◆ EXERCISE INSTRUCTIONS ◆
Gather all lines from the material that contain "this".

◆ GIVEN ENTRIES ◆
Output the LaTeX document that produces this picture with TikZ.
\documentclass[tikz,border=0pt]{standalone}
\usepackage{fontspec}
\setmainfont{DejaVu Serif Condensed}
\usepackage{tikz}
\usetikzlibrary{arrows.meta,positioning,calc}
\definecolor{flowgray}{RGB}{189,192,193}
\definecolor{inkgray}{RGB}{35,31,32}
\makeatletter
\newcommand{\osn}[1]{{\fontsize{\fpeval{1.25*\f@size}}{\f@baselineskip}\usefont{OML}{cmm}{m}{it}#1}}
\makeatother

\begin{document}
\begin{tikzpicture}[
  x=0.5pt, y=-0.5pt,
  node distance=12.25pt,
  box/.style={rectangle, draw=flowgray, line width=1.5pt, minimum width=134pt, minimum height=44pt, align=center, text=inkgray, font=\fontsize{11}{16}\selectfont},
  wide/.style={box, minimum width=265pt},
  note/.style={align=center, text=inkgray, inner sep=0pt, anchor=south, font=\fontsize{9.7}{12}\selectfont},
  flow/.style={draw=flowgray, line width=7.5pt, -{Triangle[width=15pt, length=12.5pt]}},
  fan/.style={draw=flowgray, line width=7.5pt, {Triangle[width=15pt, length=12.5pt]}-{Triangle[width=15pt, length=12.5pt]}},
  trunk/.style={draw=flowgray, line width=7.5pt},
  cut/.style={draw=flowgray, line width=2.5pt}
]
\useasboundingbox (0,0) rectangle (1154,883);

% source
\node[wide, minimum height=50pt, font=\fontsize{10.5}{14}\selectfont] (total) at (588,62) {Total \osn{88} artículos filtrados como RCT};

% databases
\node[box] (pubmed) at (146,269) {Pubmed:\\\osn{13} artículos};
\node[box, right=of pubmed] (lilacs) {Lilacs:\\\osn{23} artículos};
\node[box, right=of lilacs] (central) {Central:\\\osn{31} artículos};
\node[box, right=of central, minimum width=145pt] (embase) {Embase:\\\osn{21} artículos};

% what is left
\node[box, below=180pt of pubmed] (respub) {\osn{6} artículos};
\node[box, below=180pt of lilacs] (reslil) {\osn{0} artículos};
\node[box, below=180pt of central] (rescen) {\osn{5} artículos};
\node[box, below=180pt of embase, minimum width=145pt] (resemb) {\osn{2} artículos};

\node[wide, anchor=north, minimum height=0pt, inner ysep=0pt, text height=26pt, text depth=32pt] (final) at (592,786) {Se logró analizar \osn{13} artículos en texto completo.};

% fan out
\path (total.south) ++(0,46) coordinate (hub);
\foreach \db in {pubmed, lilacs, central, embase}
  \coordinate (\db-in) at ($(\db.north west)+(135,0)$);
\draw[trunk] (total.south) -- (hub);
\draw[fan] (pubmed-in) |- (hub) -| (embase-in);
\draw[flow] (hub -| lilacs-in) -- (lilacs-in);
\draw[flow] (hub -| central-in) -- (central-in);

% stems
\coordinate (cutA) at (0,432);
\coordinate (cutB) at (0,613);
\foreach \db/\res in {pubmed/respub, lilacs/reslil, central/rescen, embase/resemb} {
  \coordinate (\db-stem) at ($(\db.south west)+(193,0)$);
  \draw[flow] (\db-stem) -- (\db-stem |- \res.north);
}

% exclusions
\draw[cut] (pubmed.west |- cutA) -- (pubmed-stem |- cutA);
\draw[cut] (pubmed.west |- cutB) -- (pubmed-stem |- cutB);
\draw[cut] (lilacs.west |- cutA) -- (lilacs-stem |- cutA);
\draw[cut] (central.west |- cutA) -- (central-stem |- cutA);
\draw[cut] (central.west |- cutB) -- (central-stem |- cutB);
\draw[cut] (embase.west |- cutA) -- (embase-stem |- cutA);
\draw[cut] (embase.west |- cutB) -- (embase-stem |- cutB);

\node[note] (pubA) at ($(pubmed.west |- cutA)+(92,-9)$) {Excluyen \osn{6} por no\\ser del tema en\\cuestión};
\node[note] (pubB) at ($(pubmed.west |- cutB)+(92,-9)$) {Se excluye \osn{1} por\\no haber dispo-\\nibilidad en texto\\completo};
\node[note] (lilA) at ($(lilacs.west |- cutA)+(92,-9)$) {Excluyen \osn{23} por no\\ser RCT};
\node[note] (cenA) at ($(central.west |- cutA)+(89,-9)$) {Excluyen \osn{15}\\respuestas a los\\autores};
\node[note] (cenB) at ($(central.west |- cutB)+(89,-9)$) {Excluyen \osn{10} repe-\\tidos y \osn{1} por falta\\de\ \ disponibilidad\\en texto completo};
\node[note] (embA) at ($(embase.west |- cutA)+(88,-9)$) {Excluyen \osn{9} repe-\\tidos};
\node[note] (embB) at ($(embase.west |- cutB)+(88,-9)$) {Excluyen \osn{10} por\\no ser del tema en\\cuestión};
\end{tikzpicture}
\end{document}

==

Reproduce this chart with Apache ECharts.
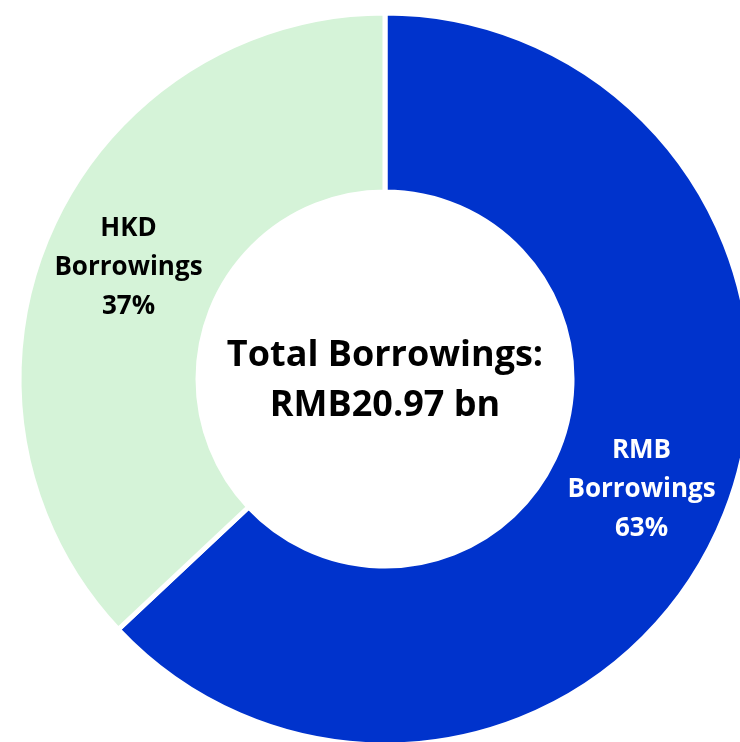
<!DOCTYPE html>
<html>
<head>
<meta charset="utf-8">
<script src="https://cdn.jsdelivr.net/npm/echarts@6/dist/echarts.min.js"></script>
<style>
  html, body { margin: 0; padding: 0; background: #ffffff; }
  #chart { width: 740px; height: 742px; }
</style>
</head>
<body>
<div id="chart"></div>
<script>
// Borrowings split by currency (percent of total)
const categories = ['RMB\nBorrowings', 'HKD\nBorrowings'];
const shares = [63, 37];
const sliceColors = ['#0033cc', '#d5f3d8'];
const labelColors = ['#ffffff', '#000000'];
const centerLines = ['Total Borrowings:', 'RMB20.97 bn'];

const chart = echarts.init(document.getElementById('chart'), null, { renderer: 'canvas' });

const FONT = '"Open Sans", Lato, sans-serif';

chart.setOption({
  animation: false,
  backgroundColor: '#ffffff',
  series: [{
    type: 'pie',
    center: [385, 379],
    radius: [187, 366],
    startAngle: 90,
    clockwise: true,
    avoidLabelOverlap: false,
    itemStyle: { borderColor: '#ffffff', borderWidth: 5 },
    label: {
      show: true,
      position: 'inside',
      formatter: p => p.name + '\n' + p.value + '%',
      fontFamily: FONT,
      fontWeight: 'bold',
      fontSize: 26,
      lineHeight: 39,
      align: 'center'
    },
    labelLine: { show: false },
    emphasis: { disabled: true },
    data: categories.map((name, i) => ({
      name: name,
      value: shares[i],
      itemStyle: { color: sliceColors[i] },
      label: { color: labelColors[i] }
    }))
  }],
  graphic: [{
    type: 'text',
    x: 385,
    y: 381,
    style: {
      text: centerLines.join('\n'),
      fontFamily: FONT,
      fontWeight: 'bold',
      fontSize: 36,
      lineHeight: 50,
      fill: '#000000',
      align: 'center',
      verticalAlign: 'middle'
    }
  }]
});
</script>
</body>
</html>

==

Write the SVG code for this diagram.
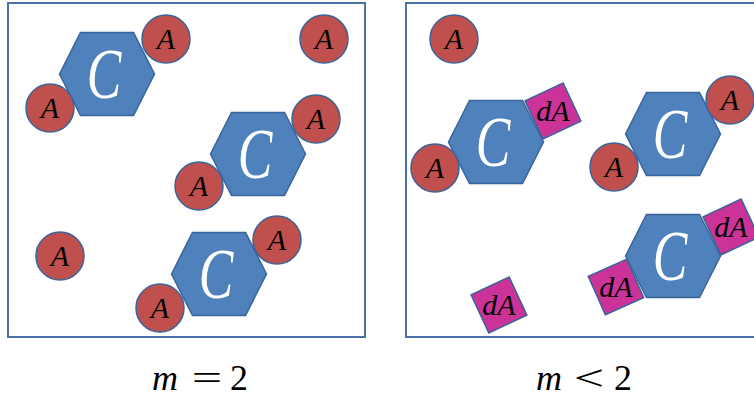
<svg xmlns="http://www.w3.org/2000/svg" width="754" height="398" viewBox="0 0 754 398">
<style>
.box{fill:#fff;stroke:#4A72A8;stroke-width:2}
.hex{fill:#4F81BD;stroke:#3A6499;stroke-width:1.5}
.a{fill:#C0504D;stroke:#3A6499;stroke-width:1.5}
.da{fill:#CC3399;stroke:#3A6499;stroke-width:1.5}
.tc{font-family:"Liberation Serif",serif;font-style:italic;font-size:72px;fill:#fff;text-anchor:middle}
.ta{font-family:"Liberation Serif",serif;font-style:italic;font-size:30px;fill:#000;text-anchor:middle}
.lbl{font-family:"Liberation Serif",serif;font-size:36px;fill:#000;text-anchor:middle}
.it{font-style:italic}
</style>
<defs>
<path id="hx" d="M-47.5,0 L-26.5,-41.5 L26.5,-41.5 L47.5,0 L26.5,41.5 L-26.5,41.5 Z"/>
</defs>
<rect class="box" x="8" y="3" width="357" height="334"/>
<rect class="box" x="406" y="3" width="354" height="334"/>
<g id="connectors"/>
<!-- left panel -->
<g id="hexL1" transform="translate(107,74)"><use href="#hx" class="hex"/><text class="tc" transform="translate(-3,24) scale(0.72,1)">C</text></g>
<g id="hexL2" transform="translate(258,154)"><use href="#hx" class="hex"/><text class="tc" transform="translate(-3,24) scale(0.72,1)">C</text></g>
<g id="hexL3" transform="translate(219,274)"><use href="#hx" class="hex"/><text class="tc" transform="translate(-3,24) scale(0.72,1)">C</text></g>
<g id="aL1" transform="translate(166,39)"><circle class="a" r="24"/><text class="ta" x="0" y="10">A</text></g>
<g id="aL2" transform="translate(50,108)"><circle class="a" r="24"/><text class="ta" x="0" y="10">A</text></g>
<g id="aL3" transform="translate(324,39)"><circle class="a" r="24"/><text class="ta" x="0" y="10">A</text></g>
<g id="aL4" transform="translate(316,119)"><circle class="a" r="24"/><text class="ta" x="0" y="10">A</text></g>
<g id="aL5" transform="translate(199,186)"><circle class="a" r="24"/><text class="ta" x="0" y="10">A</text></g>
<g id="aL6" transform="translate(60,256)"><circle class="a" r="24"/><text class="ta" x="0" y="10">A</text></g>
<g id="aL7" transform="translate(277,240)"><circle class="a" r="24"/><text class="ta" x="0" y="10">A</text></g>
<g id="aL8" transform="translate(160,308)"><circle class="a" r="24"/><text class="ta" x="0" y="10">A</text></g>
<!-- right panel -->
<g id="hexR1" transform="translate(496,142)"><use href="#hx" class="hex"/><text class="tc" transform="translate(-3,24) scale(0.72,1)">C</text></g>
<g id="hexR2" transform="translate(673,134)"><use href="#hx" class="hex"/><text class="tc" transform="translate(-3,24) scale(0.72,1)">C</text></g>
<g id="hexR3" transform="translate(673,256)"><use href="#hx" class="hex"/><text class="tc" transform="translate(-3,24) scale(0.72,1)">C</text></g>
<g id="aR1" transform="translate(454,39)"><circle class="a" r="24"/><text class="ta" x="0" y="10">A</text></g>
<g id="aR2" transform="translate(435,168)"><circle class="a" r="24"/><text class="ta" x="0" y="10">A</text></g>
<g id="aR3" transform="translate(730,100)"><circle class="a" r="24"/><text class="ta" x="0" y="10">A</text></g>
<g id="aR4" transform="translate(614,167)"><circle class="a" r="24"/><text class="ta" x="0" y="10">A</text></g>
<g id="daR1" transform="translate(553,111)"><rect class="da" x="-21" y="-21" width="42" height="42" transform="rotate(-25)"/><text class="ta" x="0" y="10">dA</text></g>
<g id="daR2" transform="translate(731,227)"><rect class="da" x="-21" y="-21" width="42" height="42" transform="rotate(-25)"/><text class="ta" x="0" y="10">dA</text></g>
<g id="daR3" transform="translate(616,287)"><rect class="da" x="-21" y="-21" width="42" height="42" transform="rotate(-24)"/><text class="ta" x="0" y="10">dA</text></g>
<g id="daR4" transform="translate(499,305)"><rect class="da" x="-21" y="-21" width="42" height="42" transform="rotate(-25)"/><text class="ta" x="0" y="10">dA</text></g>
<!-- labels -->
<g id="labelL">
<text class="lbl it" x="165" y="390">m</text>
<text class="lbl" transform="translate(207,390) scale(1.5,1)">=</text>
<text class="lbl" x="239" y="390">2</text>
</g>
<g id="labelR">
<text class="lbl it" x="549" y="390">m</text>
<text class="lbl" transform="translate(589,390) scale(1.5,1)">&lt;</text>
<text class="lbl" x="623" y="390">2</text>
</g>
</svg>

◆ OUTPUT OF THE EXERCISE ◆
Output the LaTeX document that produces this picture with TikZ.
Reproduce this chart with Apache ECharts.
Write the SVG code for this diagram.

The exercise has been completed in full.